The goal is to use mock data for off-chain unit testing for ink! contracts. Cross-contract calls do not work in an off-chain environment. In this example, the contract performs a cross-contract call to an ERC-20 contract to get a caller's balance. My solution was to implement conditional compiling to "re-route" a helper function.

//only compiles when *not* running tests
#[cfg(not(test))]
fn get_token_balance(&self, caller: &AccountId) -> Balance {
    //calls the external ERC-20 contract
    self.token.balance_of(*caller)
}

//only compiles when running tests
#[cfg(test)]
fn get_token_balance(&self, _: &AccountId) -> Balance {
    //arbitrary value
    1
}

When compiling for tests, the function that contains the cross-contract call will be excluded. Instead, a different version of the function will be compiled returning some arbitrary value, enabling the unit tests to run.

The general pattern would be:

  • Extrapolate cross-contract calls into a helper function
  • Add a configuration to the function that performs the cross-contract call to not compile when building tests
  • Add another function that does compile when building in tests. This function returns any mock data that would be returned from the external contract.

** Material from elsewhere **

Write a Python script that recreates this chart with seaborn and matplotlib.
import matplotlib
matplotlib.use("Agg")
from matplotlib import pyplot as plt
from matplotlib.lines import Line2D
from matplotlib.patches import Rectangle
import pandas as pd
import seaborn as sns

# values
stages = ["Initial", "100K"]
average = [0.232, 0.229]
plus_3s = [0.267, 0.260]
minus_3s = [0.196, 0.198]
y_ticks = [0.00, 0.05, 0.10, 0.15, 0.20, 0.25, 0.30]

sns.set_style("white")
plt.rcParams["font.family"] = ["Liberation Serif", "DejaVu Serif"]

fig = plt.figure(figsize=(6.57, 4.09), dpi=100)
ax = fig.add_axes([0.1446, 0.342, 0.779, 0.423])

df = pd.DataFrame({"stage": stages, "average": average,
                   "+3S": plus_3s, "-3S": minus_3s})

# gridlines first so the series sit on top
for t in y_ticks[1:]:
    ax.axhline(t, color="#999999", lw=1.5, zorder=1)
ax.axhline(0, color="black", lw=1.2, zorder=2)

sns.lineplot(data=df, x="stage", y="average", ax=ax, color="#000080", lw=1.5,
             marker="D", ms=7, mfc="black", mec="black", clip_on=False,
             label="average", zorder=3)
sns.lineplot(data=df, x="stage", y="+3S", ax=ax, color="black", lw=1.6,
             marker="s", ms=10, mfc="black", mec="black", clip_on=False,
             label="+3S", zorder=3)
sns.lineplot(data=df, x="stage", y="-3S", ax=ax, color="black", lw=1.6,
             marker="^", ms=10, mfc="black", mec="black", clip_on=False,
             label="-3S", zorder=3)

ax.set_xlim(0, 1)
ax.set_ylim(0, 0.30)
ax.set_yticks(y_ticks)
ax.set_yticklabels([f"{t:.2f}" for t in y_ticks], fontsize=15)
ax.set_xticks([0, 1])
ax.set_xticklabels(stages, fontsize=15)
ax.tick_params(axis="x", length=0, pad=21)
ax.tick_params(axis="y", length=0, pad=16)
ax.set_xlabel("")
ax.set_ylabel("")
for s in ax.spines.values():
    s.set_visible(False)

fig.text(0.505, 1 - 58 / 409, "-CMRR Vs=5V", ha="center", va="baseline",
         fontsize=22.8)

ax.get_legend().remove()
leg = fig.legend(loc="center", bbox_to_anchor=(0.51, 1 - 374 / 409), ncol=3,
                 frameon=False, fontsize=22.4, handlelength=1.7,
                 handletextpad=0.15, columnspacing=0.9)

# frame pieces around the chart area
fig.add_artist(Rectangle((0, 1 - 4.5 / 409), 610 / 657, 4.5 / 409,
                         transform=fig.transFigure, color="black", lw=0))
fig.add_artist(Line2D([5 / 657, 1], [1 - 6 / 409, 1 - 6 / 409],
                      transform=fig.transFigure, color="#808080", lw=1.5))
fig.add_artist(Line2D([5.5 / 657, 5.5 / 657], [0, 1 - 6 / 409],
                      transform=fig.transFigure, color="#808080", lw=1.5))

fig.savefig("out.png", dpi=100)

One limitation of this method is that it will only work for cross-contract calls that do not perform writes but only reads. One solution to this is adding an extra field to the contract that only compiles with tests. This field will work as a fake-storage.

#[ink(storage)]
pub struct MyContract {
    #[cfg(test)]
    mock_field: SomeStruct, // will serve as a fake storage
}

...

//on-chain, performs cross-contract call
#[cfg(not(test))]
fn do_some_write(&mut self) {
    self.external_contract.write_to_field(0xDEADBEEF);
}


//testing environment only
#[cfg(test)]
fn do_some_write(&mut self) {
    self.mock_field.my_fake_storage_item = 0xDEADBEEF;
}

Is there a more streamlined approach to providing these mock tests? Or this a viable solution that future ink! developers could use to make their unit tests pass?